InDinero even extends collaborative decisionmaking to things like figuring out who deserves a promotion and how much people in various roles should be paid. Everyone’s performance is evaluated quantitatively, and is publicly known to everyone else on their team, so Mah says such decisions are very straightforward and uncontroversial.
More significantly, perhaps, this approach has allowed the company to eliminate middle management entirely, and it has freed up Mah and other members of the executive team to focus on really strategic things, rather than distractions like approving vacation requests or figuring out how much to allot to the travel budget for next quarter.
“We’re taking the decisionmaking out of management,” Mah said. “Our job is to facilitate the structure, not to make all those decisions.”
I asked Mah, who is now 25 years old, if she got any resistance from the InDinero board. After all, as anyone who has ever held a job could tell you, executives and board members are often extremely resistant to any notion of employee empowerment. She didn’t, she said — though the corporate structure of InDinero is such that she has considerably more autonomy than most entrepreneurs, since all of her board members are advisory, not voting board members.
“In short, they really don’t mind,” Mah said. “But a lot of boards probably would be like ‘what the hell?’”
With nearly 3,000 percent growth over three years, however, most board members with any sense would probably tell Mah to keep doing exactly what she’s doing.

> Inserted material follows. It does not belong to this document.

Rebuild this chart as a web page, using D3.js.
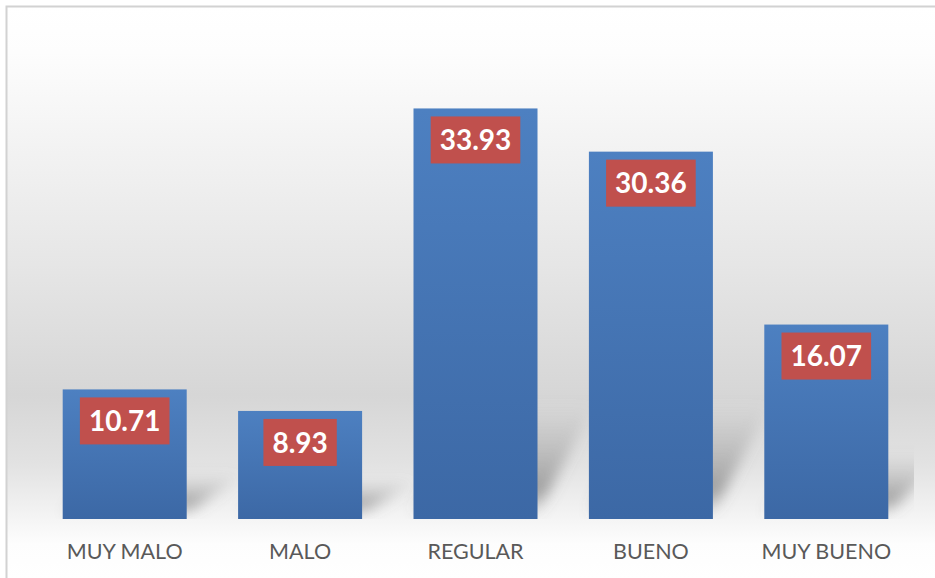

InDinero’s approach to “entre-ocracy” probably isn’t going to work for most tech companies. It seems clear that it comes from the founders’ unusually high level of emotional and interpersonal skill (maybe that couples counseling really does work!). And it requires employees who are eager to take on a higher level of responsibility.
But for the right entrepreneurs and the right companies, this could be an incredibly powerful way to remain focused on what really matters, even while the company is growing — and it could be a great way to recruit, empower, and retain the most talented people.